Sarah’s impatience with specialization continues to the present. She enjoys a career filled with a plethora of diverse projects including soloing in Handel’s Messiah with the St. Paul Chamber Orchestra, performing with Kanye West and Roomful of Teeth at the Hollywood Bowl, and recording cello and vocal soundscapes for the 2018 Fog x FLO Fujiko Nakaya public art installation in Boston’s Emerald Necklace park system. She has been hailed by The New York Times for her “radiant, liquid tone,” “exquisitely phrased,” and “sweetly dazzling singing” and by Opera UK for “a sound of remarkable purity.” Recent memorable moments include serenading the Mona Lisa at the Louvre Museum with John Zorn’s Madrigals, singing Barber’s Knoxville: Summer of 1915 with the Colorado Symphony, and recording The Soul in the world premiere recording of Dame Ethel Smyth’s The Prison, for which she received the 2020 GRAMMY for Best Classical Solo Vocal Album. In addition to co-founding Just Bach, a monthly concert series in Madison, Wisconsin, Sarah also serves as the Artistic Director of the Handel Aria Competition.

A prolific recording artist, Sarah appears on Christopher Cerrone’s 2019 GRAMMY-nominated album The Pieces that Fall to the Earth, David Lang’s love fail with the Lorelei Ensemble, the Rachmaninov All-Night Vigil with the GRAMMY-nominated Clarion Choir, and a song cycle by Heather Gilligan about the history of women’s voting rights. She is a featured soloist on numerous GRAMMY-nominated albums including New York Polyphony’s Sing Thee Nowell and The Clarion Choir’s recording of Maximilian Steinberg’s Passion Week.

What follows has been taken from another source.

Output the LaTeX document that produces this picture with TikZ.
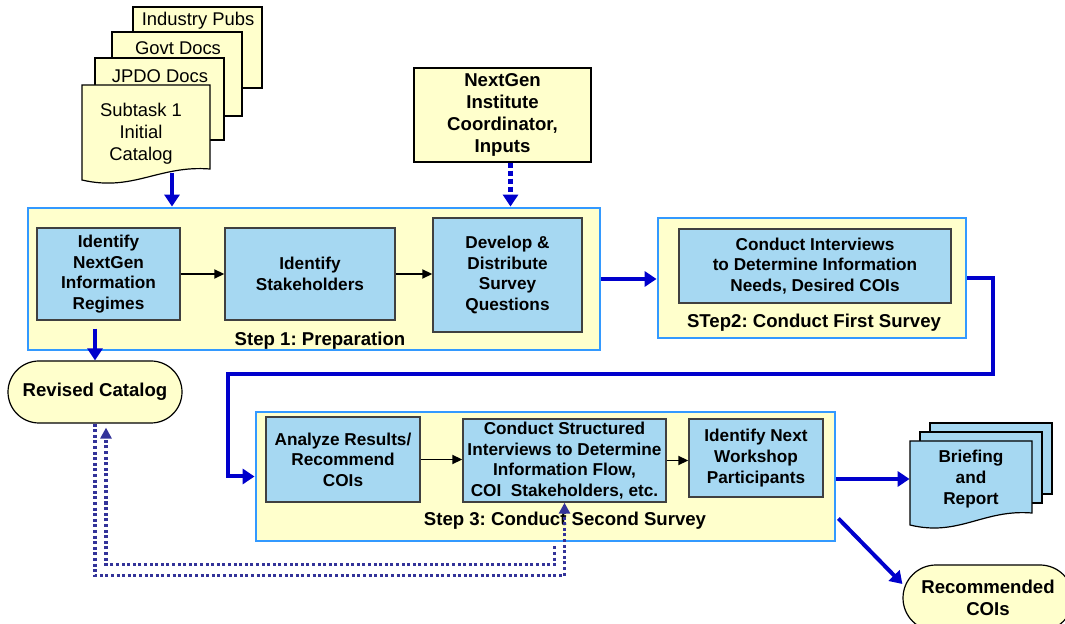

She is a soloist on the world premiere recording of Du Yun’s Angel’s Bone, winner of the 2017 Pulitzer Prize in Music, and the impish fairy Verveine on the world premiere recording of Le Dernier Sorcier by Pauline Viardot, also featuring mezzo-soprano Jamie Barton and bass-baritone Eric Owens in the title role.

Recent and upcoming projects include John Zorn works with Barbara Hannigan at the Elbphilharmonie; Julia Wolfe’s Her Story with the Lorelei Ensemble and the Boston, Chicago, Nashville, National, and San Francisco Symphony Orchestras; Purcell’s Fairy Queen, Handel’s Silete venti, and Bach’s Mass in B Minor with the Handel and Haydn Society; Bach’s Christmas Oratorio with the Bach Society of Minnesota and the Indianapolis Chamber Orchestra; Handel’s Messiah with St. Thomas Fifth Avenue; Zweite Dame in Mozart’s Die Zauberflöte with The Clarion Society; Handel’s Queen of Sheba with the Trinity Baroque Orchestra, and a concert of duets with cello for the Brooklyn Art Song Society.

Sarah is a member of Beyond Artists, a coalition of artists that donates a percentage of their concert fee to organizations they care about. Sarah supports NRDC, the Animal Welfare Institute, and Friends of the Boundary Waters Wilderness.